The goal is to produce a supply of ethane, propane and other products that could attract a plastics manufacturing plant.


BISMARCK, N.D. (AP) — North Dakota is courting the petrochemical industry with a new tax incentive aimed at adding value to the state's abundant natural gas supply.

A bill approved in the recent legislative session adds a sales tax exemption for certain natural gas processing facilities.

The goal is to produce a supply of ethane, propane and other products that could attract a plastics manufacturing plant to North Dakota.

"The jobs that this could create and the revenue it would generate is unbelievable potential," said Sen. Dwight Cook, R-Mandan, a co-sponsor of the legislation.

North Dakota produces between 25,000 and 50,000 barrels per day of ethane at natural gas processing plants in Tioga and near Williston, said Justin Kringstad, director of the North Dakota Pipeline Authority. The ethane is shipped by pipeline to Alberta, Canada, for plastics manufacturing, he told the Bismarck Tribune.

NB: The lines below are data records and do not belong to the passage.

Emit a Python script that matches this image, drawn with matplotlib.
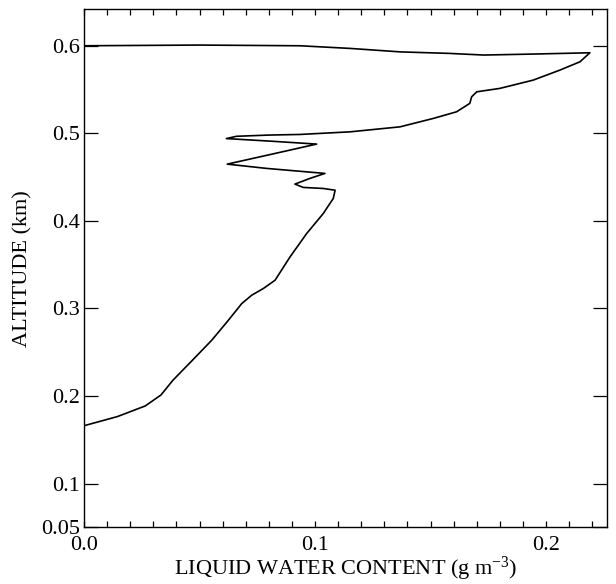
import matplotlib
matplotlib.use('Agg')
import matplotlib.pyplot as plt
from matplotlib.ticker import MultipleLocator

plt.rcParams['font.family'] = ['Liberation Serif', 'DejaVu Serif']
plt.rcParams['mathtext.default'] = 'regular'

# liquid water content (g m-3) and altitude (km), traced from bottom to top
lwc = [0.0, 0.0145, 0.0265, 0.0333, 0.0385, 0.047, 0.0553, 0.0625, 0.0683,
       0.0726, 0.0776, 0.0827, 0.0892, 0.0964, 0.1036, 0.1079, 0.1087,
       0.1036, 0.0949, 0.0913, 0.0978, 0.1043, 0.0791, 0.062, 0.081, 0.1007,
       0.081, 0.0616, 0.066, 0.080, 0.0935, 0.1152, 0.1368, 0.1512, 0.1613,
       0.167, 0.1678, 0.170, 0.180, 0.1945, 0.206, 0.2147, 0.219, 0.194,
       0.173, 0.158, 0.137, 0.115, 0.0935, 0.05, 0.0]
alt = [0.166, 0.1765, 0.1886, 0.2011, 0.218, 0.241, 0.2637, 0.2865, 0.3056,
       0.3151, 0.3227, 0.3322, 0.3589, 0.3856, 0.4085, 0.4256, 0.435,
       0.437, 0.4382, 0.442, 0.4485, 0.4542, 0.4599, 0.4648, 0.476, 0.4877,
       0.491, 0.494, 0.4966, 0.498, 0.4987, 0.5017, 0.5074, 0.517, 0.5246,
       0.5342, 0.5417, 0.5474, 0.5513, 0.5608, 0.5722, 0.5817, 0.592, 0.5905,
       0.5894, 0.5913, 0.593, 0.597, 0.6, 0.6008, 0.6]

xticks = [0.0, 0.1, 0.2]
xticklabels = ['0.0', '0.1', '0.2']
yticks = [0.05, 0.1, 0.2, 0.3, 0.4, 0.5, 0.6]
yticklabels = ['0.05', '0.1', '0.2', '0.3', '0.4', '0.5', '0.6']

fig = plt.figure(figsize=(6.16, 5.84), dpi=100)
ax = fig.add_axes([0.1364, 0.0971, 0.849, 0.8875])
ax.plot(lwc, alt, color='black', lw=1.2)

ax.set_xlim(0, 0.2264)
ax.set_ylim(0.05, 0.642)
ax.set_xticks(xticks)
ax.set_xticklabels(xticklabels)
ax.xaxis.set_minor_locator(MultipleLocator(0.01))
ax.set_yticks(yticks)
ax.set_yticklabels(yticklabels)

ax.tick_params(axis='x', which='both', direction='in', top=True, length=4,
               width=0.9, labelsize=16, pad=6)
ax.tick_params(axis='y', which='major', direction='in', right=True, length=10,
               width=0.9, labelsize=16, pad=3)
for s in ax.spines.values():
    s.set_linewidth(1.0)

ax.set_xlabel('LIQUID WATER CONTENT (g m$^{-3}$)', fontsize=16, labelpad=0)
ax.set_ylabel('ALTITUDE (km)', fontsize=16, labelpad=6)

fig.savefig('out.png', dpi=100)
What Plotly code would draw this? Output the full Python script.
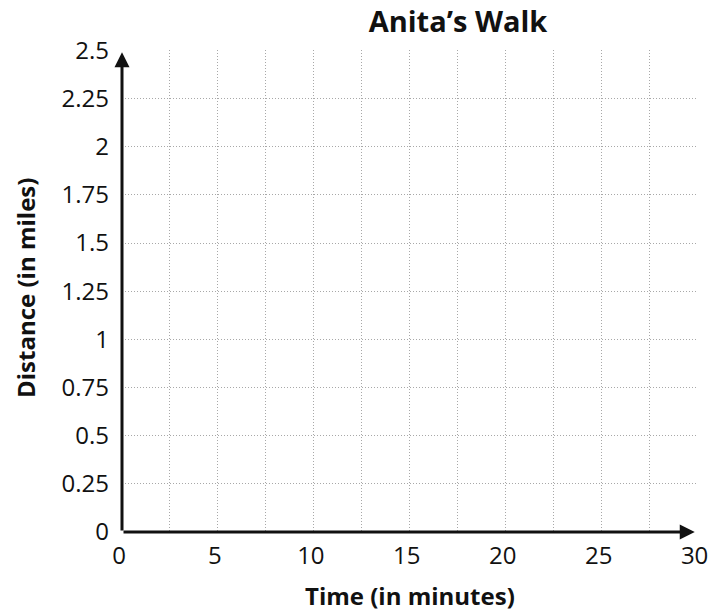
import plotly.graph_objects as go

title = "Anita’s Walk"
x_title = "Time (in minutes)"
y_title = "Distance (in miles)"
x_ticks = [0, 5, 10, 15, 20, 25, 30]
x_tick_labels = ["0", "5", "10", "15", "20", "25", "30"]
y_ticks = [0, 0.25, 0.5, 0.75, 1, 1.25, 1.5, 1.75, 2, 2.25, 2.5]
y_tick_labels = ["0", "0.25", "0.5", "0.75", "1", "1.25", "1.5", "1.75", "2", "2.25", "2.5"]
x_range = [0, 30]
y_range = [0, 2.5]
x_grid_step = 2.5
y_grid_step = 0.25

font = "Open Sans, Noto Sans, sans-serif"
grid_color = "#a8a8a8"
grid_dash = "1px,2px"

L, R, T, B = 122, 10, 50, 79
W, H = 708, 611
pw, ph = W - L - R, H - T - B

fig = go.Figure()
fig.add_trace(go.Scatter(x=[x_range[0]], y=[y_range[0]], mode="markers",
                         marker=dict(opacity=0), hoverinfo="skip", showlegend=False))

fig.update_layout(
    width=W, height=H,
    margin=dict(l=L, r=R, t=T, b=B, autoexpand=False),
    paper_bgcolor="white", plot_bgcolor="white",
    title=dict(text="<b>" + title + "</b>", x=413 / W, xanchor="center", xref="paper",
               y=1 - 22 / H, yanchor="middle", yref="container",
               font=dict(family=font, size=29, color="#111")),
    font=dict(family=font, color="#111"),
    showlegend=False,
)

eps_x = 0.02
eps_y = 0.002
fig.update_xaxes(
    range=[x_range[0], x_range[1] + eps_x], tickvals=x_ticks, ticktext=x_tick_labels,
    tickfont=dict(size=24, color="#111"), ticks="", ticklabelstandoff=7, ticklabelshift=-3,
    ticklabeloverflow="allow", automargin=False,
    showgrid=True, gridcolor=grid_color, griddash=grid_dash, gridwidth=1,
    minor=dict(dtick=x_grid_step, tick0=0, showgrid=True, gridcolor=grid_color, griddash=grid_dash, gridwidth=1),
    zeroline=False, showline=False,
)
fig.update_yaxes(
    range=[y_range[0], y_range[1] + eps_y], tickvals=y_ticks, ticktext=y_tick_labels,
    tickfont=dict(size=24, color="#111"), ticks="", ticklabelstandoff=12,
    ticklabeloverflow="allow", automargin=False,
    showgrid=True, gridcolor=grid_color, griddash=grid_dash, gridwidth=1,
    zeroline=False, showline=False,
)

# axis titles
fig.add_annotation(text="<b>" + x_title + "</b>", xref="paper", yref="paper",
                   x=(410 - L) / pw, y=-(595 - (H - B)) / ph,
                   xanchor="center", yanchor="middle", showarrow=False,
                   font=dict(family=font, size=24, color="#111"))
fig.add_annotation(text="<b>" + y_title + "</b>", xref="paper", yref="paper",
                   x=-(L - 25) / pw, y=((H - B) - 288) / ph,
                   xanchor="center", yanchor="middle", showarrow=False, textangle=-90,
                   font=dict(family=font, size=24, color="#111"))

# axis arrows
fig.add_annotation(x=x_range[1] - 0.15, y=y_range[0], ax=x_range[0], ay=y_range[0],
                   xref="x", yref="y", axref="x", ayref="y", text="",
                   showarrow=True, arrowhead=2, arrowsize=1, arrowwidth=3, arrowcolor="#111")
fig.add_annotation(x=x_range[0], y=y_range[1] - 0.01, ax=x_range[0], ay=y_range[0],
                   xref="x", yref="y", axref="x", ayref="y", text="",
                   showarrow=True, arrowhead=2, arrowsize=1, arrowwidth=3, arrowcolor="#111")

fig.write_html("out.html", config={"displayModeBar": False},
               post_script="document.body.style.margin='0';document.body.style.overflow='hidden';")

The Department of Commerce has been working to attract a petrochemical plant to North Dakota to create a new industry and take advantage of growing natural gas volumes, said Shawn Kessel, deputy commerce commissioner.

The state produced 2.6 billion cubic feet per day of natural gas in February, with about 20 percent burned off or flared due to inadequate processing capacity and other infrastructure.

"Some companies are having to reduce the amount of oil that they're producing so they don't exceed flaring regulations," Kessel said. "If we can find a company that can then utilize this gas and create a value-added product out of it, we win on multiple levels."

Natural gas that is produced along with Bakken oil is considered to be rich gas, which means it has a high concentration of natural gas liquids.

The new sales tax exemption approved by lawmakers aims to encourage further processing of the gas to produce ethane, propane, butane and lighter gases.

The incentive applies to so-called straddle plants, or processing plants located on or near a natural gas transmission line. The plant removes excess natural gas liquids from the processed natural gas in the pipeline.

The tax exemption also applies to a facility known as a deep cut fractionator that processes the natural gas liquids to produce ethane, propane, butane and other products. To qualify, the facility must produce at least 45,000 barrels per day of ethane.

North Dakota already had a sales tax exemption for a petrochemical plant, but it has never been used.

Sen. Jessica Unruh, R-Beulah, who advocated for the bill during the legislative session, said the state doesn't have enough infrastructure to process, transport and store products that could be used for plastics manufacturing.

"It's a big gap and a big obstacle to convincing petrochemical companies to locate here in the center of the United States," Unruh said during a Senate floor session.

The sales tax exemption also applies to certain natural gas liquids pipelines, storage facilities, rail upgrades and roads developed in conjunction with a straddle plant or fractionator. The bill also extended the sales exemption for fertilizer and chemical processing plants through 2023.

Rep. Rick Becker, R-Bismarck, was among House lawmakers who opposed the bill, calling it "corporate welfare" that picks winners and losers.

"I think it's wrong to select industries to say 'you don't need to pay,'" Becker said during a House debate. "If their endeavor is going to in the end be profitable, they will do it without subsidies."